By Brett Hurt, CEO, Bazaarvoice
Marketers continue to strive to listen to their customers and to put them at the centre of their business decisions. They spend billions on market research, focus groups, and Business Intelligence systems. However, they are still no closer to understanding what their customers really want.
By holding tight to old ways of gathering customer data, companies reduce their sales opportunities, hurt their brands and make misguided business decisions. These mistakes cost billions a year in lost sales across the world. If products are not resonating with consumers, they won’t buy them — or they’ll buy them and return them.
In the US alone, product returns cost a hundred billion dollars a year. What’s more, according to the Harvard Business Review, 35 per cent of all new products fail on average, and 75 per cent of consumer packaged goods and retail products fail to make even $7.5 million during their first year, the benchmark of a successful industry launch.
Where did it go wrong?
It’s been known for a long time that market research is or can be flawed — yet it is still used by many companies to make critical marketing decisions.
Market research attempts to collect authentic customer opinions, but a series of studies from the Stanford Graduate School of Business has shown that "measuring consumer expectations can backfire by producing misleading information."
The researchers found that some popular survey methods actually put consumers in a negative frame of mind. The more questions shoppers were asked in advance, the more negative they became. In addition, findings are often delivered too late to make an impact — and fail to help a company to respond to rapid changes in market demand.
To get to the complete truth about customers, some companies have embraced technologies including Business Intelligence to tell them who is buying their products, what they have purchased and when they return it. However, Business Intelligence alone cannot tell if the customer was satisfied or why they were unhappy with a specific product they bought. Most recently, social community and listening platforms promise to allow marketers to “listen in” on the conversations taking place about their brands online.
They can be great to present a high-level snapshot of buzz and brand sentiment, but it is next to impossible to get insight into specific products and customer segments.
The path forward
Despite the shortcomings of social listening, the motivation behind making business more social is absolutely right. Now, for the first time in human history, word of mouth is a digitally archived, and therefore a highly measurable medium.

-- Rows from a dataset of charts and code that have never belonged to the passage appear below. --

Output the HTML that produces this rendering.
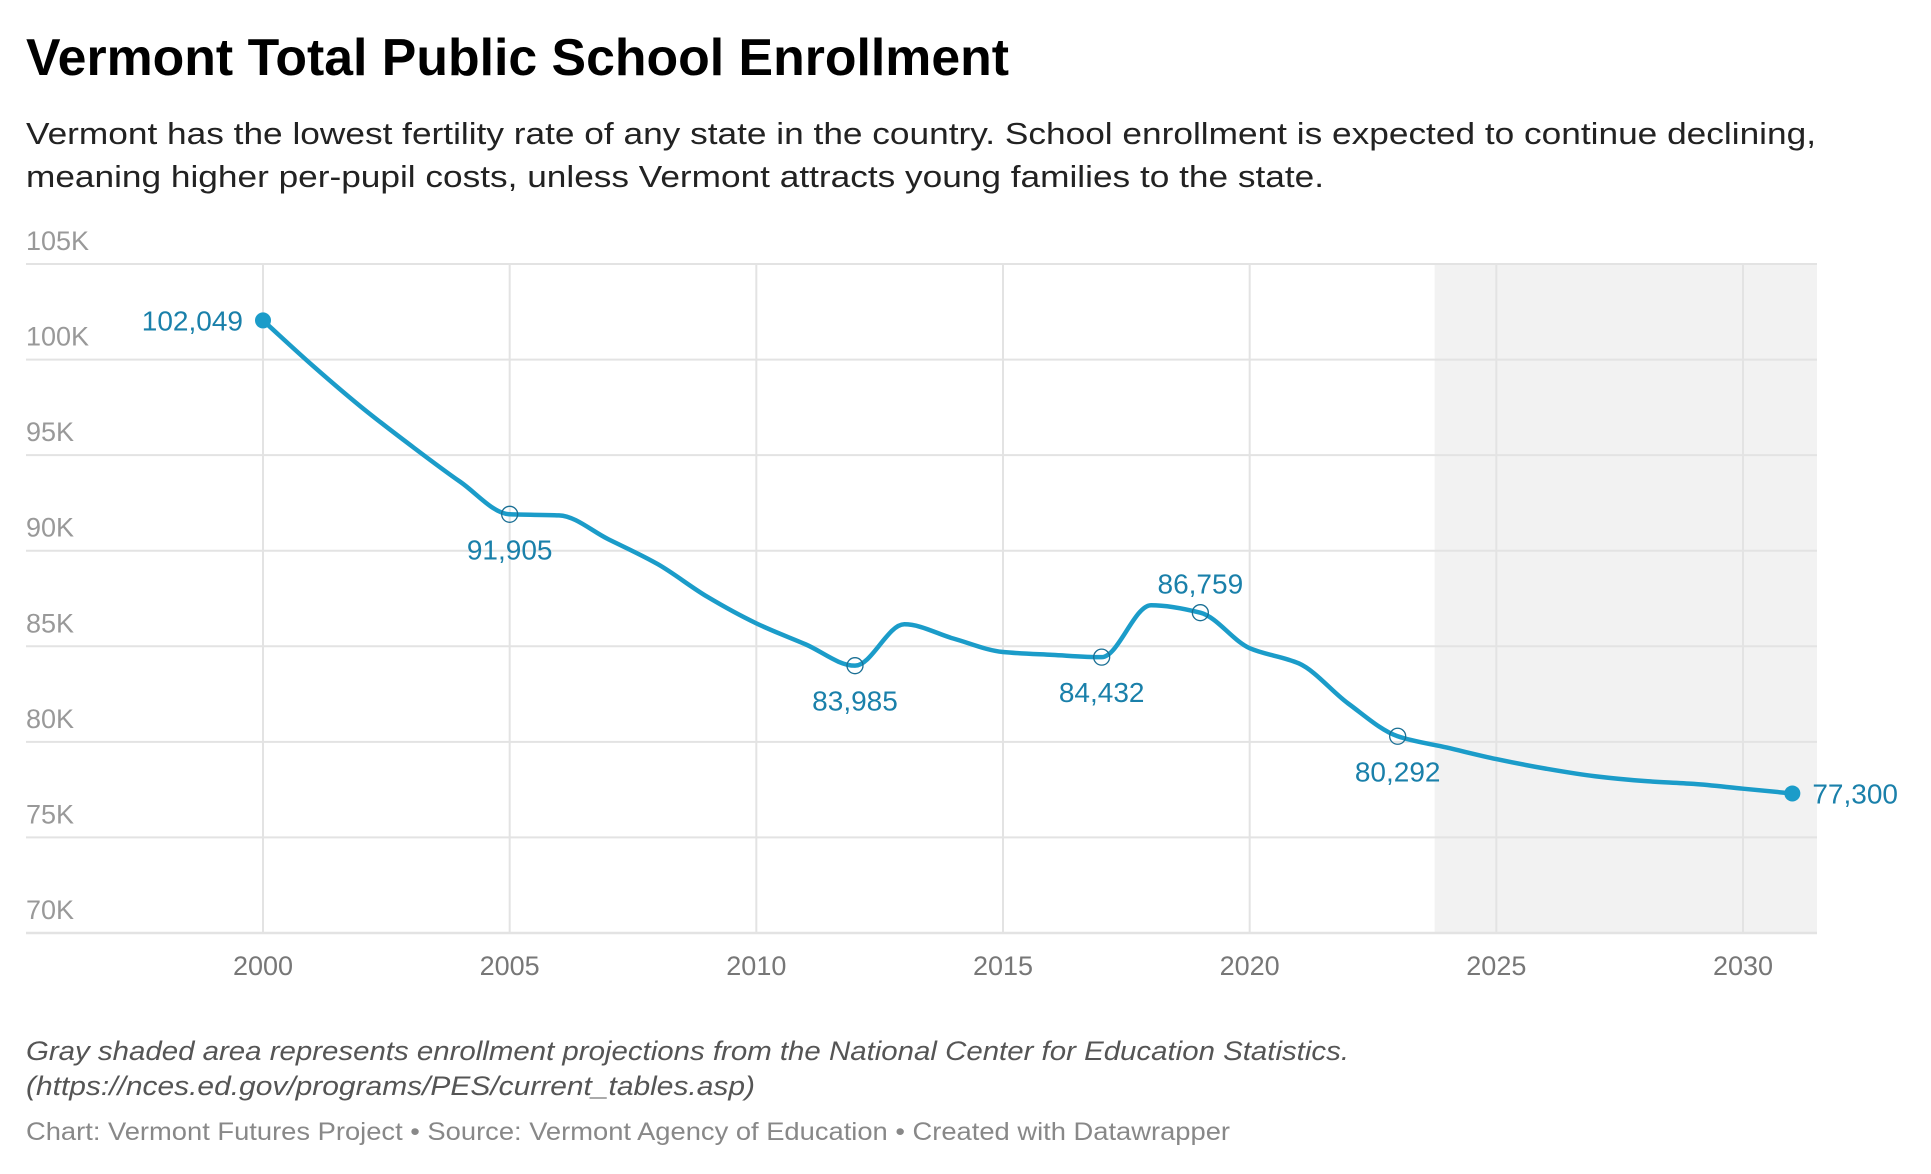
<!DOCTYPE html>
<html><head><meta charset="utf-8">
<style>
html,body{margin:0;padding:0;background:#fff;}
svg{display:block;font-family:"Liberation Sans",Arial,sans-serif;}
</style></head>
<body>
<svg id="chart" width="1931" height="1174" viewBox="0 0 1931 1174">
<text x="26" y="75" font-size="52" font-weight="bold" fill="#000" textLength="983" lengthAdjust="spacingAndGlyphs">Vermont Total Public School Enrollment</text>
<text x="26" y="144" font-size="31" fill="#222" textLength="1790" lengthAdjust="spacingAndGlyphs">Vermont has the lowest fertility rate of any state in the country. School enrollment is expected to continue declining,</text>
<text x="26" y="187" font-size="31" fill="#222" textLength="1298" lengthAdjust="spacingAndGlyphs">meaning higher per-pupil costs, unless Vermont attracts young families to the state.</text>
<g id="plot"></g>
<text x="26" y="1060" font-size="27" font-style="italic" fill="#555" textLength="1323" lengthAdjust="spacingAndGlyphs">Gray shaded area represents enrollment projections from the National Center for Education Statistics.</text>
<text x="26" y="1095" font-size="27" font-style="italic" fill="#555" textLength="729" lengthAdjust="spacingAndGlyphs">(https://nces.ed.gov/programs/PES/current_tables.asp)</text>
<text x="26" y="1140" font-size="25" fill="#888" textLength="1204" lengthAdjust="spacingAndGlyphs">Chart: Vermont Futures Project • Source: Vermont Agency of Education • Created with Datawrapper</text>
</svg>
<script>
const years = [2000,2001,2002,2003,2004,2005,2006,2007,2008,2009,2010,2011,2012,2013,2014,2015,2016,2017,2018,2019,2020,2021,2022,2023,2024,2025,2026,2027,2028,2029,2030,2031];
const enrollment = [102049,99700,97500,95500,93600,91905,91850,90600,89300,87600,86200,85100,83985,86150,85400,84700,84550,84432,87150,86759,84900,84100,82000,80292,79700,79100,78600,78200,77950,77800,77550,77300];
const yTicks = [70000,75000,80000,85000,90000,95000,100000,105000];
const yTickLabels = ["70K","75K","80K","85K","90K","95K","100K","105K"];
const xTicks = [2000,2005,2010,2015,2020,2025,2030];
const labeledYears = [2000,2005,2012,2017,2019,2023,2031];
const labelPositions = ["left","below","below","below","above","below","right"];
const projectionStart = 2023.75;

const NS = "http://www.w3.org/2000/svg";
const plot = document.getElementById("plot");
const L = 26, R = 1817;
const xS = y => 263 + (y - 2000) * (1743 - 263) / 30;
const yS = v => 933 - (v - 70000) * (933 - 264) / 35000;
function mk(tag, attrs){const e=document.createElementNS(NS,tag);for(const k in attrs)e.setAttribute(k,attrs[k]);plot.appendChild(e);return e;}

const shade = mk("rect",{x:xS(projectionStart),y:yS(105000),width:R-xS(projectionStart),height:yS(70000)-yS(105000),fill:"#f2f2f2"});



xTicks.forEach(t=>{
  const g = mk("line",{x1:xS(t),x2:xS(t),y1:yS(105000),y2:yS(70000),stroke:"#e3e3e3","stroke-width":2});
  
  
  const tx = mk("text",{x:xS(t),y:975,"font-size":27,fill:"#777","text-anchor":"middle"});
  tx.textContent = t;
  
  
});
yTicks.forEach((t,i)=>{
  const g = mk("line",{x1:L,x2:R,y1:yS(t),y2:yS(t),stroke:"#e3e3e3","stroke-width":t===70000?2.5:2});
  
  
  const tx = mk("text",{x:L,y:yS(t)-14,"font-size":27,fill:"#999"});
  tx.textContent = yTickLabels[i];
  
  
});

const px = years.map(xS), py = enrollment.map(yS);
const n = px.length, m = new Array(n);
const d = [];
for(let i=0;i<n-1;i++) d.push((py[i+1]-py[i])/(px[i+1]-px[i]));
m[0]=d[0]; m[n-1]=d[n-2];
for(let i=1;i<n-1;i++){ if(d[i-1]*d[i]<=0) m[i]=0; else { const h0=px[i]-px[i-1],h1=px[i+1]-px[i]; m[i]=3*(h0+h1)/((2*h1+h0)/d[i-1]+(h1+2*h0)/d[i]); } }
let path = "M"+px[0]+","+py[0];
for(let i=0;i<n-1;i++){ const h=(px[i+1]-px[i])/3; path += " C"+(px[i]+h)+","+(py[i]+m[i]*h)+" "+(px[i+1]-h)+","+(py[i+1]-m[i+1]*h)+" "+px[i+1]+","+py[i+1]; }
const line = mk("path",{d:path,fill:"none",stroke:"#1b9cc9","stroke-width":4.5,"stroke-linejoin":"round","stroke-linecap":"round"});



labeledYears.forEach((yr,k)=>{
  const i = years.indexOf(yr); const x = xS(yr), y = yS(enrollment[i]);
  const end = (k===0 || k===labeledYears.length-1);
  const c = mk("circle",end?{cx:x,cy:y,r:8,fill:"#1b9cc9"}:{cx:x,cy:y,r:8,fill:"none",stroke:"#1a6f94","stroke-width":1.3});
  
  
  const pos = labelPositions[k];
  let a = {x:x,y:y,"font-size":28,fill:"#1a80aa","text-anchor":"middle"};
  if(pos==="left"){a.x=x-20;a.y=y+10;a["text-anchor"]="end";}
  if(pos==="right"){a.x=x+20;a.y=y+10;a["text-anchor"]="start";}
  if(pos==="below"){a.y=y+45;}
  if(pos==="above"){a.y=y-19;}
  const t = mk("text",a);
  t.textContent = enrollment[i].toLocaleString("en-US");
  
  
});
</script>
</body></html>
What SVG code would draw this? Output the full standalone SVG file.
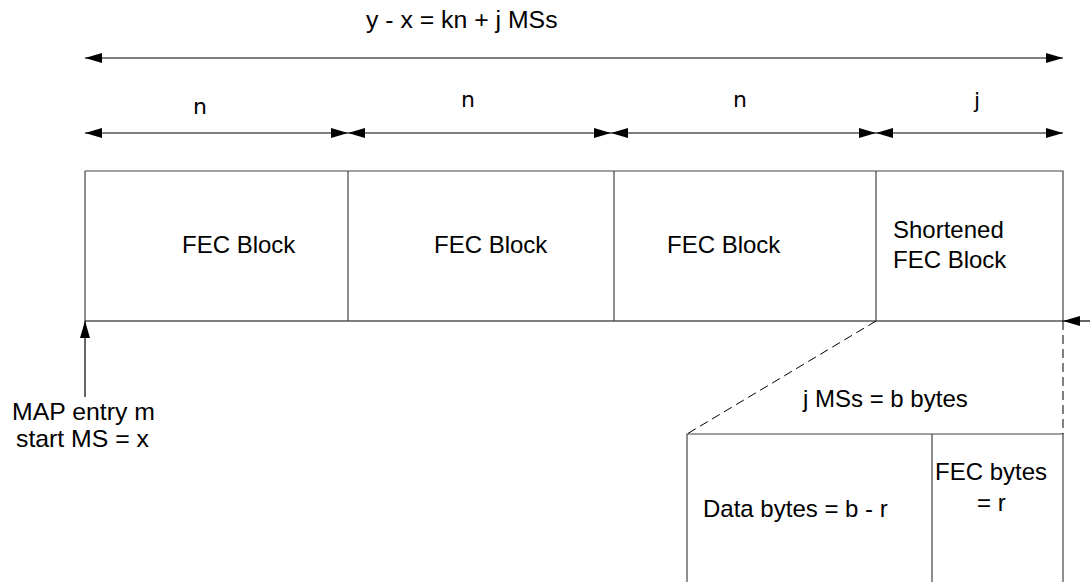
<svg xmlns="http://www.w3.org/2000/svg" width="1090" height="582" viewBox="0 0 1090 582">
<style>
.t{font-family:"Liberation Sans",Arial,sans-serif;font-size:24px;fill:#000}
.tl{font-size:24.8px}
.d{font-family:"DejaVu Sans",Verdana,sans-serif;font-size:22px;fill:#000}
.ln{stroke:#000;stroke-width:1.2;fill:none}
.bx{stroke:#444;stroke-width:1.2;fill:none}
.dash{stroke:#000;stroke-width:1;fill:none;stroke-dasharray:9 5}
.arr{stroke:#000;stroke-width:1.2;fill:none;marker-end:url(#ah)}
.dim{stroke:#000;stroke-width:1.2;fill:none;marker-start:url(#ah);marker-end:url(#ah)}
</style>
<defs>
<marker id="ah" viewBox="0 0 17 10" refX="17" refY="5" markerWidth="17" markerHeight="10" markerUnits="userSpaceOnUse" orient="auto-start-reverse">
<path d="M0,0 L17,5 L0,10 z" fill="#000"/>
</marker>
</defs>
<rect width="1090" height="582" fill="#fff"/>

<g id="total-label"><text class="t tl" x="366" y="28">y - x = kn + j MSs</text></g>
<g id="n1-label"><text class="d" x="200" y="114" text-anchor="middle">n</text></g>
<g id="n2-label"><text class="d" x="468" y="107" text-anchor="middle">n</text></g>
<g id="n3-label"><text class="d" x="740" y="107" text-anchor="middle">n</text></g>
<g id="j-label"><text class="d" x="977" y="108" text-anchor="middle">j</text></g>

<g id="frame">
<path class="bx" d="M85,171 H1063 V321 M85,321 V171"/>
<path class="ln" d="M85,321 H1063"/>
</g>
<g id="block1"><path class="bx" d="M348,171 V321"/><text class="t" x="182" y="253">FEC Block</text></g>
<g id="block2"><path class="bx" d="M614,171 V321"/><text class="t" x="434" y="253">FEC Block</text></g>
<g id="block3"><path class="bx" d="M876,171 V321"/><text class="t" x="667" y="253">FEC Block</text></g>
<g id="block4"><text class="t" x="893" y="238">Shortened</text><text class="t" x="893" y="268">FEC Block</text></g>

<g id="map-label"><text class="t tl" x="12" y="420">MAP entry m</text><text class="t tl" x="16" y="447">start MS = x</text></g>

<g id="detail">
<path class="bx" d="M687,582 V434 H1063 V582 M932,434 V582"/>
<text class="t" x="803" y="407">j MSs = b bytes</text>
<text class="t" x="703" y="517">Data bytes = b - r</text>
<text class="t" x="935" y="480">FEC bytes</text>
<text class="t" x="977" y="511">= r</text>
</g>

<g id="connectors">
<path class="dim" d="M85,58 H1063"/>
<path class="dim" d="M85,133 H348"/>
<path class="dim" d="M348,133 H611"/>
<path class="dim" d="M611,133 H876"/>
<path class="dim" d="M876,133 H1063"/>
<path class="arr" d="M85,397 V321"/>
<path class="arr" d="M1090,321 H1063"/>
<path class="dash" d="M876,321 L687,434"/>
<path class="dash" d="M1063,321 V434"/>
</g>
</svg>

It was only years ago that word of mouth, the best representation of absolute truth - or reality of the situation - would “vaporise” as soon as it was spoken (and how often did that get back to the manufacturer of the product or the retailer?). With this new digital reflection of ground truth, companies like 3M and Rubbermaid are now showing that they can use social data to improve products, delight customers and slash go-to-market times.
Here’s how organisations get it right: Structure social data in a format that can be integrated across the enterprise. A company should work with a technology provider that structures word of mouth, so that they can analyse it effectively. Word of mouth data will need to be integrated with CRM systems, sales data, market research, web analytics and other customer-related information to get the clearest picture of customers.
Sentiment should be tied to products. Social data empowers a company to easily identify its promoters and detractors across categories and segments, provided that it links customer conversations back to specific products and services. Net Promoter Scores, as well as advocacy and influence scoring, can be combined with social data to uncover top influencers across all categories.
Additionally, by connecting individual sentiment to specific products, a company can run 24-7 focus groups, efficiently co-create new products and execute highly targeted marketing campaigns. Make sure all social data is actionable. Authentic customer voice is valuable to everyone in a company from marketing, sales, business development, customer service, product development, merchandising, and beyond. Anyone should be able to view and act on reports via simple-to-use dashboards.
With product-level and customer-level detail, employees will become far more efficient by leveraging the social data specific to their job (e.g., the tablet category manager at Best Buy and Wal-Mart can get the specific analytics they need to manage their category more efficiently). Structured data can bring amazing advantages to an organisation. In the early days of e-commerce, companies used packet sniffers and log files to try to make sense of a sea of unstructured information — but this type of analysis was never meant to be used in marketing.
Web analytics rapidly evolved to provide automatically structured data that people could use to drive decisions. Marketers need access to structured data — from product IDs to sales data to customer demographics — in order to drive action across their organisations. Word of mouth data will always be the most valuable customer data source — it is, after all, absolute truth precisely because it is real.
In this new age of social, using outmoded market research and data sources to try to understand customers requires too much time and can still leave a company guessing. The good news is word of mouth data can be structured. By listening to what customers actually say — and analysing this against what they do — a company can once and for all get the absolute truth about its customers. It will become more efficient, more competitive, and less frustrated — and its customers will love it.